- Born: 1632 Whitnash, Warwickshire, England
- Died: 14 July 1715 (aged 83) England
- Spouse(s): Elizabeth Green (1662-1663 approx.)
- Church: Church of England
- Offices held: Vicar, Rector

= Nicholas Chamberlaine =

Nicholas Chamberlaine (1632 – 14 July 1715) was a priest in the Church of England who was known for his charitable donations.

==Biography==
Nicholas Chamberlaine was born in 1632 in Whitnash, south of Leamington Spa, Warwickshire, England. His family were the Chamberlaines of Astley, Warwickshire.

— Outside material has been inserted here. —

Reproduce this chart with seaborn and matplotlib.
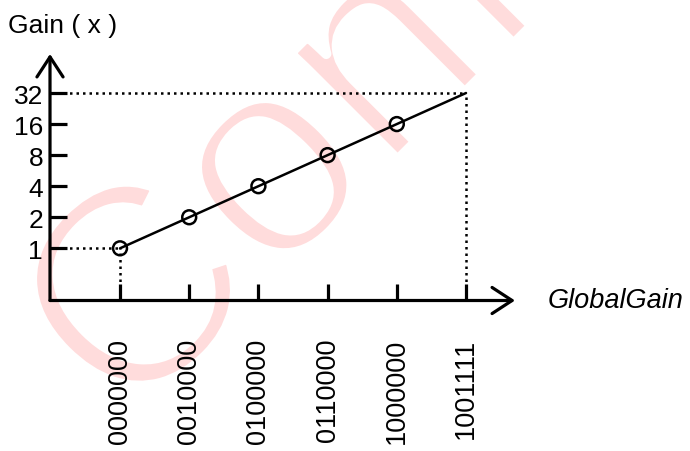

In 1662 he was appointed vicar of Leek Wootton near Warwick and he married Elizabeth Green, but she died afterwards. In February 1664 he moved to Bedworth to become the rector. He remained rector for 51 years until his death, and he helped to establish stability in the area after the English Civil War. Chamberlaine bought land in Bedworth and became the parish squire. He died 14 July 1715.

==Legacy==
Chamberlaine's will provided for a local school for boys and a school for girls in the same building, for local almshouses for poor people from the Church of England, for apprenticeships for poor children, and for a number of other provisions. In Bedworth the Nicholas Chamberlaine Almshouses and Nicholas Chamberlaine School are named after him.